The key to this new work is the realization that the occurrence of male ornaments that function both as marks of fitness and as female attractants allows females to select those males that do well in one of the two conditions. The marks do not have to be differentiated between the proto-species to start with, and nor do the female have to know which males are which, at least at first. Male ornamentation, like the colors of many birds or the dramatic designs of many butterflies, often acts as a sign of fitness- if the male is doing well, the colors are brilliant. If not, then not so brilliant, or perhaps in tatters. If females choose carefully, then they will reinforce the natural selection of males well-adapted to one or the other condition, even in the same territory.

After time, this process generates two sub-species that functionally specialize, even if they look identical, even to each other. When hybrids occur between well-adapted males of one specialization and females of the other, their offspring are less well-adapted, and especially in the case of males, less likely to propagate. I can't vouch for the math involved or all the assumptions, but the general idea makes sense. It would be quite difficult to put numbers on the various parameters, so the authors give ranges in some of their graphs:

Left- the relation between tendency to speciate (colors) vs migration rate between the proto-populations (Y-axis) and ecological specialization pressure (X-axis). Green represents the traditional modeling approach, where sympatric populations (migration of 1) only speciate with extreme selective pressures for specialization.

Yellow represents the addition of the theory of this paper, which adds female choosiness and male fitness signalling to the mix, allowing specialization to be amplified by sexual selection. On the right, relations are graphed between each of the above variables and time to speciation based on arbitrary modeled values and starting from a completely homogeneous population:

(B assumes migration quotient of 0.3, while C assumes a sigma/selection for specialization of 0.75. I'd note that these are rather permissive conditions for the theory presented, since I was really interested in fully sympatric speciation. On the other hand, there are other possible mechanisms at work that further contribute to speciation, like the ability of females to recognize one or the other male specialist, which is not part of the base theory presented here.)

What does sigma mean in this data? The authors state that it represents the (inverse of) intensity of "stabilizing selection within habitats". Which is to say- how strongly the ecological situation penalizes in-between hybrids versus pure-plays of either specialization. The left graph shows in proper fashion (lower right corner) that even if there is no selection of this kind, allopatric (island) populations will eventually speciate anyhow. On the other hand, sympatric species require some kind of push from their ecological setting to differentiate and speciate. In its absence, there is no reason to do so.

Biological traits involved in these models are:
x- the ecologically selected variation, such as bill size, which responds to the bimodal ecological issue at work.
t- investment in the male ornament, which is not differentiated with respect to x, but affects mating success.
p- female choosiness, which is what makes t useful.

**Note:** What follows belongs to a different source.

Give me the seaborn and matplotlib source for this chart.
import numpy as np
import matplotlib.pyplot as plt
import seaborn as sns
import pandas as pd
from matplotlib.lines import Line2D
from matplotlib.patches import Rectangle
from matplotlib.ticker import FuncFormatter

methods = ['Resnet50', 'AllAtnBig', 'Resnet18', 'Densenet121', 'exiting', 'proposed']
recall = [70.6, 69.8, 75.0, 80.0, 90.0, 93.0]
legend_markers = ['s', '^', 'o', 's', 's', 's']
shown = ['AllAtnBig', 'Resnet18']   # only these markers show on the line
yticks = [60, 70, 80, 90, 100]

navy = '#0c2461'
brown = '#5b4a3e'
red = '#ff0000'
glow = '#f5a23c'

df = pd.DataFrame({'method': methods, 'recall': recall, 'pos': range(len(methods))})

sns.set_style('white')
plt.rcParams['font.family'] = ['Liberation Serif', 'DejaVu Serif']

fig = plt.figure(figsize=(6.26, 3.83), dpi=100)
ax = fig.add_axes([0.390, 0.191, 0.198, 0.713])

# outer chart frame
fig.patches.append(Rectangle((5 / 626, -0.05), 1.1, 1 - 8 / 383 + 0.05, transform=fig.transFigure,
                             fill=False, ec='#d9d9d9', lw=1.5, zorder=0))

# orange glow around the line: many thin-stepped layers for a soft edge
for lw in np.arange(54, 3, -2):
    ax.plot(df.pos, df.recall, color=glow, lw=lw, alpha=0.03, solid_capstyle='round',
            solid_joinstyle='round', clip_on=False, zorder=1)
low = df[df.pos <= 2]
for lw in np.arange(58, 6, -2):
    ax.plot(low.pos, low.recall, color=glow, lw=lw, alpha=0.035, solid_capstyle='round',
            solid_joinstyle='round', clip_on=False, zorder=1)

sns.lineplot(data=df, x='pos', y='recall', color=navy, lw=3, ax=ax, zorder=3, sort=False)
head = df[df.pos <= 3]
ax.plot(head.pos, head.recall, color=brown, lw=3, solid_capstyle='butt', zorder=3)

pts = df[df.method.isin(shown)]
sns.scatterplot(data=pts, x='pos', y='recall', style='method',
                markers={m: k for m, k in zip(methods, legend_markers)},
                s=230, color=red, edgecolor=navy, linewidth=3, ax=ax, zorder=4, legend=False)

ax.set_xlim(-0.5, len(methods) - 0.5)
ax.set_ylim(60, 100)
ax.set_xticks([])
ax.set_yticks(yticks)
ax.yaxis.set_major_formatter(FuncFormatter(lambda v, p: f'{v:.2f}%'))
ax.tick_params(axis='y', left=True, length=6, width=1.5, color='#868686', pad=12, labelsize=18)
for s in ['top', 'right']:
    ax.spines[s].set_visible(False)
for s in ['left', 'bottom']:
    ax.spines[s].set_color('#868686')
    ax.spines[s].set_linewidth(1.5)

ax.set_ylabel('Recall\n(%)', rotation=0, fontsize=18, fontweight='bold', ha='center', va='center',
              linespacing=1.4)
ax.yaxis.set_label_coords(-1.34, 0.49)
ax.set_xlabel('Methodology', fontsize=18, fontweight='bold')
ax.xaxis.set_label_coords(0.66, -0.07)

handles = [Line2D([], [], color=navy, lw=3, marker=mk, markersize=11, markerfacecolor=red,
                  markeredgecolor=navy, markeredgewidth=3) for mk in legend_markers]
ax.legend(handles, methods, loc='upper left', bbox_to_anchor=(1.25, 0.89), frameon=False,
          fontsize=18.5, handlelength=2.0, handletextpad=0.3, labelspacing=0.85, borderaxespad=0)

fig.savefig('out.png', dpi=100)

The models also assumed a rate of mutation and evolution: mutations occur 1e-5 per allele per generation, and have effects on x, t, and p of 0.1, 0.1, and 0.05 respectively, in either direction at random. This is realistic for such issues as bill size, which are as likely to vary in one direction as the other.

So, in the end, this work provides one rationale whereby evolutionary theory can be fitted more closely to evolutionary reality, for speciation among organisms that make use of sexual selection (ornaments, female choice, etc.). This encompasses a large number of complex organisms (notably birds and mammals), and constitutes one theoretical explanation, among several others, for their particularly rapid speciation in the face of relatively low population numbers and long life-spans (relative to, say, bacteria).